Study abroad — when done right — fits perfectly and powerfully with this global citizen idea, according to Poag. It prepares students to address problems of global impact and to see them through a lens broader than just the mainstream, conventional, American view. It provides students with the tools to, in short, join others in advancing the common good.
“I think study abroad represents a vehicle to begin developing those intercultural and collaborative competencies, regardless of your discipline,” he says. “And most disciplines, in essence, aim to solve a problem. Whether we’re talking health sciences. Whether we’re talking social work. Whether we’re talking engineering, the arts or business management.”
And learning how to be collaborative problem-solvers fits in very well with UB’s strategic vision.
“At UB, we aim to prepare students to live and lead in a global world,” he says. “So in the Office of International Education, we’re working collaboratively with our colleagues across the university to align UB’s study abroad portfolio with curricular needs.”
Poag’s explanation sounds administrative. But its resolution makes a big difference in study abroad.
“We want to prioritize learning abroad models that are relevant to UB students’ academic and professional pursuits,” he says, “rather than models that achieve loose curricular integration and leave students saying , ‘You know, my time in Costa Rica was so cool. I saw lots of monkeys, ate weird tropical fruits … and the people were so friendly.’
“We have to go deeper,” he says. “And the new UB Curriculum provides a means to do just this.”
UB students can use study abroad to fulfill the curriculum’s Global Pathways component. This presents an exciting opportunity to accompany faculty in designing new study abroad programs that achieve alignment among the UB Curriculum requirements, curricular needs within departments and student interest, Poag says.
And then there is Buffalo’s identity as a border town and UB’s role in shaping its international character, both past and present.
“Buffalo is an intercultural city,” Poag says. “It’s home to many international groups. In its own right, it’s a global place and UB has played a big part in that reality. Historically, UB has an exemplary record of attracting many thousands of international students to this region. So UB’s comprehensive international programming is certainly part of Buffalo’s character and potential.”

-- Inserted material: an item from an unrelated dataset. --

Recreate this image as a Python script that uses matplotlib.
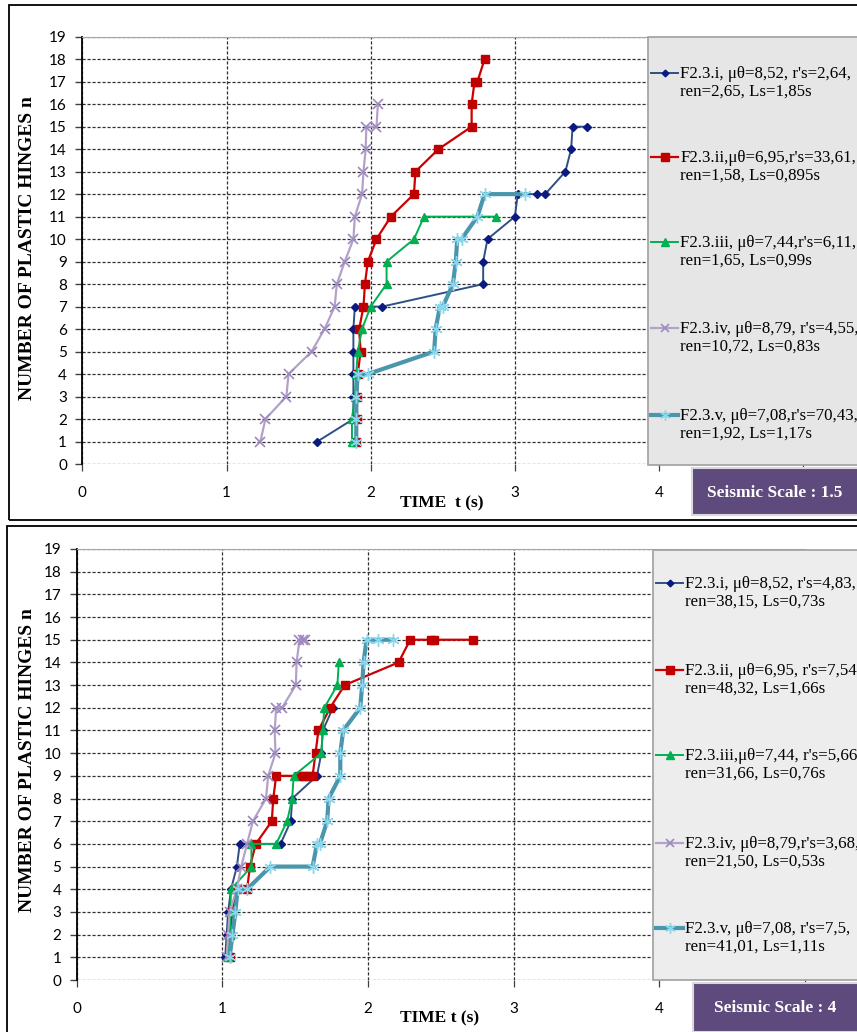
# plastic hinges vs time, two seismic scales
import matplotlib
matplotlib.use('Agg')
import matplotlib.pyplot as plt
from matplotlib.lines import Line2D
from matplotlib.patches import Rectangle

W, H = 857, 1032

# ---- data: seismic scale 1.5 (top) ----
top_i_t = [1.63, 1.88, 1.88, 1.88, 1.88, 1.88, 1.89, 2.08, 2.78, 2.78, 2.81, 3.00, 3.02, 3.15, 3.21, 3.35, 3.39, 3.40, 3.50]
top_i_n = [1, 2, 3, 4, 5, 6, 7, 7, 8, 9, 10, 11, 12, 12, 12, 13, 14, 15, 15]
top_ii_t = [1.90, 1.905, 1.905, 1.91, 1.93, 1.92, 1.95, 1.96, 1.98, 2.04, 2.14, 2.30, 2.31, 2.47, 2.70, 2.70, 2.72, 2.74, 2.79]
top_ii_n = [1, 2, 3, 4, 5, 6, 7, 8, 9, 10, 11, 12, 13, 14, 15, 16, 17, 17, 18]
top_iii_t = [1.87, 1.87, 1.89, 1.90, 1.91, 1.94, 2.00, 2.11, 2.11, 2.30, 2.37, 2.87]
top_iii_n = [1, 2, 3, 4, 5, 6, 7, 8, 9, 10, 11, 11]
top_iv_t = [1.235, 1.27, 1.415, 1.43, 1.59, 1.68, 1.75, 1.765, 1.82, 1.88, 1.89, 1.94, 1.95, 1.965, 1.97, 2.04, 2.05]
top_iv_n = [1, 2, 3, 4, 5, 6, 7, 8, 9, 10, 11, 12, 13, 14, 15, 15, 16]
top_v_t = [1.90, 1.90, 1.90, 1.91, 1.98, 2.44, 2.45, 2.48, 2.50, 2.57, 2.59, 2.60, 2.63, 2.74, 2.79, 3.07]
top_v_n = [1, 2, 3, 4, 4, 5, 6, 7, 7, 8, 9, 10, 10, 11, 12, 12]

top_labels = [
    "F2.3.i, \u03bc\u03b8=8,52, r's=2,64,\nren=2,65, Ls=1,85s",
    "F2.3.ii,\u03bc\u03b8=6,95,r's=33,61,\nren=1,58, Ls=0,895s",
    "F2.3.iii, \u03bc\u03b8=7,44,r's=6,11,\nren=1,65, Ls=0,99s",
    "F2.3.iv, \u03bc\u03b8=8,79, r's=4,55,\nren=10,72, Ls=0,83s",
    "F2.3.v, \u03bc\u03b8=7,08,r's=70,43,\nren=1,92, Ls=1,17s",
]

# ---- data: seismic scale 4 (bottom) ----
bot_i_t = [1.02, 1.03, 1.04, 1.06, 1.10, 1.12, 1.40, 1.47, 1.48, 1.65, 1.68, 1.69, 1.76]
bot_i_n = [1, 2, 3, 4, 5, 6, 6, 7, 8, 9, 10, 11, 12]
bot_ii_t = [1.05, 1.05, 1.07, 1.10, 1.17, 1.19, 1.23, 1.34, 1.35, 1.37, 1.53, 1.56, 1.59, 1.62, 1.64, 1.66, 1.74, 1.84, 2.21, 2.29, 2.43, 2.45, 2.72]
bot_ii_n = [1, 2, 3, 4, 4, 5, 6, 7, 8, 9, 9, 9, 9, 9, 10, 11, 12, 13, 14, 15, 15, 15, 15]
bot_iii_t = [1.04, 1.055, 1.055, 1.06, 1.20, 1.20, 1.37, 1.445, 1.48, 1.49, 1.68, 1.69, 1.70, 1.79, 1.80]
bot_iii_n = [1, 2, 3, 4, 5, 6, 6, 7, 8, 9, 10, 11, 12, 13, 14]
bot_iv_t = [1.03, 1.04, 1.05, 1.10, 1.13, 1.17, 1.21, 1.30, 1.315, 1.365, 1.36, 1.37, 1.41, 1.505, 1.51, 1.53, 1.555, 1.57]
bot_iv_n = [1, 2, 3, 4, 5, 6, 7, 8, 9, 10, 11, 12, 12, 13, 14, 15, 15, 15]
bot_v_t = [1.05, 1.07, 1.09, 1.105, 1.17, 1.33, 1.62, 1.65, 1.67, 1.72, 1.73, 1.81, 1.81, 1.83, 1.947, 1.96, 1.97, 1.99, 2.07, 2.17]
bot_v_n = [1, 2, 3, 4, 4, 5, 5, 6, 6, 7, 8, 9, 10, 11, 12, 13, 14, 15, 15, 15]

bot_labels = [
    "F2.3.i, \u03bc\u03b8=8,52, r's=4,83,\nren=38,15, Ls=0,73s",
    "F2.3.ii, \u03bc\u03b8=6,95, r's=7,54\nren=48,32, Ls=1,66s",
    "F2.3.iii,\u03bc\u03b8=7,44, r's=5,66\nren=31,66, Ls=0,76s",
    "F2.3.iv, \u03bc\u03b8=8,79,r's=3,68,\nren=21,50, Ls=0,53s",
    "F2.3.v, \u03bc\u03b8=7,08, r's=7,5,\nren=41,01, Ls=1,11s",
]

ticks_x = [0, 1, 2, 3, 4]
ticks_y = list(range(0, 20))

# series styles: line colour, marker, marker colour, marker size, line width
styles = [
    dict(color='#2f4f86', marker='D', mfc='#0a1a80', mec='#0a1a80', ms=4, lw=1.4),
    dict(color='#cc0000', marker='s', mfc='#c00000', mec='#c00000', ms=6, lw=1.6),
    dict(color='#00b050', marker='^', mfc='#00b050', mec='#00b050', ms=6, lw=1.4),
    dict(color='#b3a2c7', marker='x', mfc='#9f88c2', mec='#9f88c2', ms=7, lw=1.6, mew=1.2),
    dict(color='#4a96ad', marker=(6, 2, 0), mfc='#8ad6ec', mec='#8ad6ec', ms=9, lw=3.0, mew=1.0),
]

SERIF = 'Liberation Serif'
SANS = 'Lato'


def fx(x):
    return x / W


def fy(y):
    return 1 - y / H


fig = plt.figure(figsize=(W / 100, H / 100), dpi=100)


def panel(ax_box, series, labels, leg_box, entry_y, scale_box, scale_text, ylab_y, xlab_xy, leg_color, frame):
    # chart frame
    fig.add_artist(Rectangle((fx(frame[0]), fy(frame[3])), fx(frame[2] - frame[0]), (frame[3] - frame[1]) / H,
                             transform=fig.transFigure, fill=False, ec='black', lw=1.3))
    l, t, r, b = ax_box
    ax = fig.add_axes([fx(l), fy(b), fx(r - l), (b - t) / H])
    for (tt, nn), st in zip(series, styles):
        ax.plot(tt, nn, **st)
    ax.set_xlim(0, 5)
    ax.set_ylim(0, 19)
    ax.set_xticks([0, 1, 2, 3, 4, 5])
    ax.set_xticklabels([str(v) for v in ticks_x] + [''])
    ax.set_yticks(ticks_y)
    ax.grid(True, color='#303030', ls=(0, (2.5, 1.5)), lw=0.9)
    ax.set_axisbelow(True)
    for s in ['bottom', 'right']:
        ax.spines[s].set_visible(False)
    ax.spines['top'].set_color('#a6a6a6')
    ax.spines['left'].set_color('black')
    ax.spines['left'].set_linewidth(1.3)
    ax.tick_params(axis='y', length=5, width=1, color='#404040', pad=6, labelsize=11)
    ax.tick_params(axis='x', length=5, width=0.9, color='#404040', pad=11, labelsize=11)
    for lab in ax.get_xticklabels() + ax.get_yticklabels():
        lab.set_fontfamily(SANS)
    # y label
    fig.text(fx(28), fy(ylab_y), 'NUMBER OF PLASTIC HINGES n', rotation=90, ha='center', va='center',
             family=SERIF, weight='bold', fontsize=14)
    fig.text(fx(xlab_xy[0]), fy(xlab_xy[1]), xlab_xy[2], ha='center', va='center',
             family=SERIF, weight='bold', fontsize=12.5)
    # legend box
    lx0, ly0, ly1 = leg_box
    fig.add_artist(Rectangle((fx(lx0), fy(ly1)), fx(W + 5 - lx0), (ly1 - ly0) / H, transform=fig.transFigure,
                             fc=leg_color, ec='#a0a0a0', lw=1.2, zorder=5))
    for k, (lab, st) in enumerate(zip(labels, styles)):
        y0 = entry_y[k]
        fig.add_artist(Line2D([fx(lx0 + 3), fx(lx0 + 30)], [fy(y0), fy(y0)], transform=fig.transFigure,
                              color=st['color'], lw=st['lw'], zorder=6))
        fig.add_artist(Line2D([fx(lx0 + 16.5)], [fy(y0)], transform=fig.transFigure, ls='none',
                              marker=st['marker'], mfc=st['mfc'], mec=st['mec'], ms=st['ms'] * 0.85,
                              mew=st.get('mew', 1), zorder=7))
        fig.text(fx(lx0 + 32), fy(y0 + 9.5), lab, ha='left', va='center', family=SERIF, fontsize=12.2,
                 linespacing=1.12, zorder=8)
    # seismic scale box
    sx0, sy0, sy1 = scale_box
    fig.add_artist(Rectangle((fx(sx0), fy(sy1)), fx(W + 5 - sx0), (sy1 - sy0) / H, transform=fig.transFigure,
                             fc='#5f4a7d', ec='#d9d9d9', lw=1.5, zorder=5))
    fig.text(fx(775), fy((sy0 + sy1) / 2 + 1), scale_text, ha='center', va='center', family=SERIF,
             weight='bold', fontsize=12.5, color='white', zorder=8)
    return ax


top_series = [(top_i_t, top_i_n), (top_ii_t, top_ii_n), (top_iii_t, top_iii_n), (top_iv_t, top_iv_n), (top_v_t, top_v_n)]
bot_series = [(bot_i_t, bot_i_n), (bot_ii_t, bot_ii_n), (bot_iii_t, bot_iii_n), (bot_iv_t, bot_iv_n), (bot_v_t, bot_v_n)]

panel((82.3, 36.7, 803.3, 464), top_series, top_labels, (648.3, 37.3, 465),
      [73, 157, 242, 328, 415], (692, 468, 515), 'Seismic Scale : 1.5', 248, (442, 503, 'TIME  t (s)'),
      '#e6e6e6', (9.3, 5, W + 5, 520))
panel((76.6, 549, 805, 980), bot_series, bot_labels, (653, 550, 980),
      [583, 670, 755, 843, 928], (693, 983, 1032), 'Seismic Scale : 4', 760, (440, 1018, 'TIME t (s)'),
      '#ededed', (7.5, 525.7, W + 5, H + 5))

fig.savefig('out.png', dpi=100)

Early in this interview with UBNow, Poag said his own experiences studying abroad “transformed” the way he understood the world and “transformed” the way he saw himself in relation to the world. While outlining his administrative priorities, he was thinking of a real-life example to illustrate this deeper dimension of studying abroad. Eventually, a compelling example came to mind.

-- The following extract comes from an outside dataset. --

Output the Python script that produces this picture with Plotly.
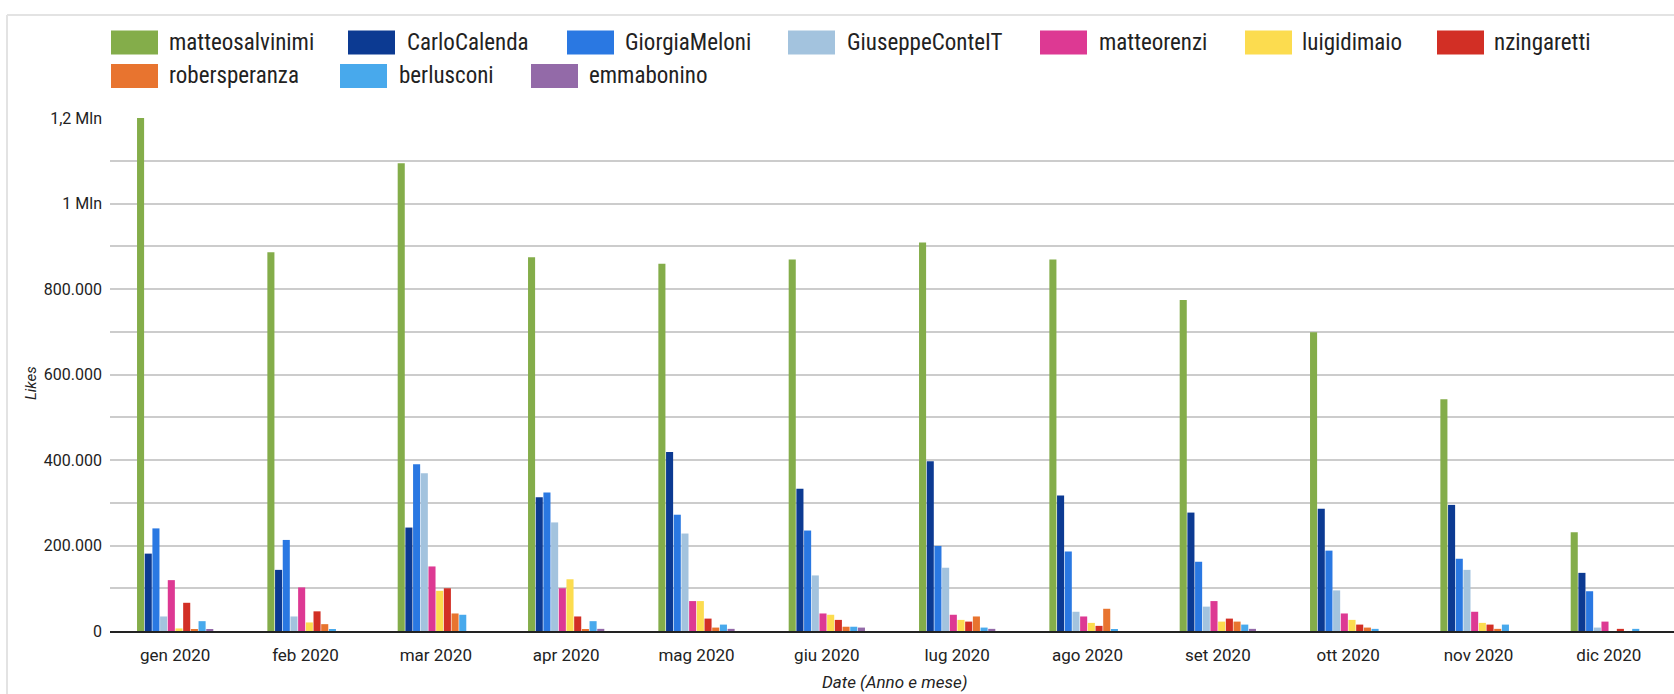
import plotly.graph_objects as go

months = ["gen 2020", "feb 2020", "mar 2020", "apr 2020", "mag 2020", "giu 2020",
          "lug 2020", "ago 2020", "set 2020", "ott 2020", "nov 2020", "dic 2020"]

matteosalvinimi = [1200000, 886000, 1094000, 874000, 859000, 869000, 909000, 869000, 774000, 699000, 542000, 231000]
CarloCalenda    = [181000, 143000, 242000, 313000, 419000, 333000, 397000, 317000, 277000, 286000, 295000, 136000]
GiorgiaMeloni   = [240000, 213000, 390000, 324000, 272000, 235000, 199000, 186000, 162000, 188000, 169000, 93000]
GiuseppeConteIT = [34000, 34000, 369000, 254000, 228000, 130000, 148000, 45000, 57000, 95000, 143000, 8000]
matteorenzi     = [119000, 102000, 151000, 100000, 70000, 41000, 38000, 34000, 70000, 41000, 45000, 22000]
luigidimaio     = [6000, 20000, 94000, 121000, 70000, 38000, 26000, 19000, 22000, 26000, 19000, 0]
nzingaretti     = [66000, 46000, 100000, 34000, 29000, 26000, 22000, 12000, 29000, 15000, 15000, 5000]
robersperanza   = [4000, 16000, 41000, 3000, 8000, 10000, 34000, 52000, 22000, 8000, 5000, 0]
berlusconi      = [23000, 4000, 38000, 23000, 15000, 10000, 8000, 3000, 15000, 5000, 15000, 5000]
emmabonino      = [4000, 0, 0, 5000, 5000, 8000, 5000, 0, 5000, 0, 0, 0]

series_names = ["matteosalvinimi", "CarloCalenda", "GiorgiaMeloni", "GiuseppeConteIT", "matteorenzi",
                "luigidimaio", "nzingaretti", "robersperanza", "berlusconi", "emmabonino"]
series_values = [matteosalvinimi, CarloCalenda, GiorgiaMeloni, GiuseppeConteIT, matteorenzi,
                 luigidimaio, nzingaretti, robersperanza, berlusconi, emmabonino]
colors = ["#84ad4a", "#0c3a92", "#2a78e2", "#a3c3de", "#dd3993",
          "#fcdc4f", "#d22f25", "#e8742f", "#48a9ec", "#936aa8"]

ytick_vals = [0, 200000, 400000, 600000, 800000, 1000000, 1200000]
ytick_text = ["0", "200.000", "400.000", "600.000", "800.000", "1 Mln", "1,2 Mln"]

W, H = 1674, 694
L, R, T, B = 110, 0, 118, 63
pw, ph = W - L - R, H - T - B


def px(x):
    return (x - L) / pw


def py(y):
    return (H - B - y) / ph


fig = go.Figure()
for name, vals, col in zip(series_names, series_values, colors):
    fig.add_trace(go.Bar(x=months, y=vals, name=name, marker=dict(color=col, line=dict(width=0))))

XTICKFONT = dict(family="Roboto, sans-serif", size=17, color="#222222")
YTICKFONT = dict(family="Roboto, sans-serif", size=16, color="#222222")

fig.update_layout(
    width=W, height=H,
    margin=dict(l=L, r=R, t=T, b=B),
    paper_bgcolor="white", plot_bgcolor="white",
    barmode="group", bargap=0.41, bargroupgap=0.08,
    showlegend=False,
    xaxis=dict(showgrid=False, showline=True, linecolor="#222222", linewidth=2,
               tickfont=XTICKFONT, ticks="", ticklabelstandoff=8, fixedrange=True),
    yaxis=dict(range=[0, 1200000], tickvals=ytick_vals, ticktext=ytick_text,
               showgrid=True, gridcolor="#cccccc", gridwidth=1.5, zeroline=False,
               minor=dict(dtick=100000, showgrid=True, gridcolor="#cccccc", gridwidth=1.5),
               tickfont=YTICKFONT, ticks="", ticklabelstandoff=7, fixedrange=True),
)

shapes = []
annotations = []
# frame
shapes.append(dict(type="line", xref="paper", yref="paper", x0=px(7), x1=px(W), y0=py(15), y1=py(15),
                   line=dict(color="#e3e3e3", width=2)))
shapes.append(dict(type="line", xref="paper", yref="paper", x0=px(7), x1=px(7), y0=py(15), y1=py(H),
                   line=dict(color="#e3e3e3", width=2)))

# custom legend
legend_pos = [(111, 167, 42.5), (348, 405, 42.5), (567, 623, 42.5), (788, 845, 42.5),
              (1040, 1097, 42.5), (1245, 1300, 42.5), (1437, 1492, 42.5),
              (111, 167, 76), (340, 397, 76), (531, 587, 76)]
LEGFONT = dict(family="Liberation Sans Narrow, Roboto Condensed, Roboto, sans-serif", size=23, color="#222222")
for (sx, tx, cy), name, col in zip(legend_pos, series_names, colors):
    shapes.append(dict(type="rect", xref="paper", yref="paper", x0=px(sx), x1=px(sx + 47),
                       y0=py(cy + 12), y1=py(cy - 12), fillcolor=col, line=dict(width=0)))
    annotations.append(dict(text=name, xref="paper", yref="paper", x=px(tx), y=py(cy),
                            xanchor="left", yanchor="middle", showarrow=False, font=LEGFONT))

annotations.append(dict(text="<i>Likes</i>", xref="paper", yref="paper", x=px(31), y=py(383),
                        textangle=-90, showarrow=False, xanchor="center", yanchor="middle",
                        font=dict(family="Roboto, sans-serif", size=15, color="#222222")))
annotations.append(dict(text="<i>Date (Anno e mese)</i>", xref="paper", yref="paper", x=px(894), y=py(682),
                        showarrow=False, xanchor="center", yanchor="middle",
                        font=dict(family="Roboto, sans-serif", size=17, color="#222222")))

fig.update_layout(shapes=shapes, annotations=annotations)
fig.write_html("out.html", config={"displayModeBar": False},
               post_script="document.body.style.margin='0';document.body.style.overflow='hidden';")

Poag was in his mid-20s, working with an organization in Colombia serving displaced communities. Thousands were in makeshift settlements after fleeing violence from rebels who were fighting the Colombian government.
“I went with a kind of do-gooder spirit,” Poag says. “We’ll-intentioned, the right heart and spirit. It was a volunteer experience. Then, a couple of weeks into my work, one of the women in my work team pulled me aside and told me, ‘You know, Trevor, I’ve been meaning to talk to you about this.’
“I was fluent in Spanish at the time. I had lived a number of years in Latin America. And the woman told me, ‘Just the fact you are a U.S. citizen and you stand out as such,’ — because of my physical appearance — ‘you’re putting us at risk as a group.’
Kidnapping, Poag explains, was a common way to finance the campaigns of these “revolutionary groups.”
“So I was calling attention to our group because of my nationality,” Poag says. “The woman was Colombian and she was telling me this. That’s right. I was a liability, a liability with misplaced and misinformed intentions.
“She was so kind about it. She wasn’t saying ‘Get out of here, you gringo.’ She was saying, ‘Look man, there is a layer you’re not seeing here.’
“It invited me, it forced me, to think even further than I already had about economic inequality, international power dynamics and what it means to represent a country like the United States in a region like Latin America in the light of our history with that region,” Poag says. “That was a structural thing. But at a personal level, it forced me to dig deeper — soaking in that marinade of global power — to understand how being from the United States influences the way I engage the world and the way the world engages me.”
The point of Poag’s story is clear: That experience did transform his consciousness of how he and his country fit into the world.
“Why did I think I could go to Columbia, volunteer and be a relevant contributor to that culture, to that complex conflict, just because I had the money to buy that airline ticket, jump of the plane and globetrot?” Poag says, his voice getting softer to reflect the intensity. “Are we just globe-trotting or are we really talking about global citizenship? Can I be a global citizen after soaking in the marinade of the U.S. empire my entire life? I was not even aware of what that means to other people until I put them in danger by trying to go there and save them with some notion of volunteerism and service.
“It woke me up to the complexities of inequality and global power dynamics,” he says. “And to relate this story back to our conversation about study abroad, the people in Colombia who taught me to view myself and their reality through a clearer lens are the very people with whom we must collaborate to solve critical global problems — people who reside at the periphery of influence and power.
“It blew me away,” he says. “I stopped volunteering with that group a few days later.”
And therein lies the real synergy of studying abroad, Poag notes. That’s how students can engage in a reality far more complex than that “mainstream narrative.”
“And I am back to this collaborative problem-solving thing,” he says. “We need a deeper level of skill set, we need a critical framework from which to engage the world. That’s why study abroad is so important. It gets us thinking more seriously about how we’re perceived.
“Do we want a place at the table where problems are solved? Or do we want to be kept in silence, that no one’s telling us, me, that I’m actually a problem, rather than a help because of my own blindness? You know? It was such a beautiful experience,” he says, again turning up the understated intensity, “and it could have ended very badly, it could have been incredibly unsafe for those colleagues.
“It’s such a rich experience,” he says. “And I have become convinced we do need to transcend that mainstream narrative. It really is about something far more important.
“At its core, it’s about collaborative problem-solving and everybody can get involved in it at some level, regardless of their field of study.”
Well-written article here that speaks to the true value of study abroad. When done right, it changes your perspective on the world and yourself. It can change your life. There are two results from a study abroad experience: You either resent the culture you spent the study abroad in or your respect for that culture, and all others across the world, grows, which changes your perspective. I'm excited for Mr. Poag to be apart of our team.
Darius Melvin
I appreciate very much this article. It shows also the tension between being a global citizen and foreign outreach as a projection of universal liberal-democratic values and American exceptionalism. Even Europeans, who are portrayed as having a comparable mindset, do not embrace Americans wholeheartedly. European values like universal health care, personal privacy and social welfare are negatively labeled as "socialist" or "communist" and considered alien to America. For a global citizen, it is good to be sensitive to these differences that set America and Europe apart.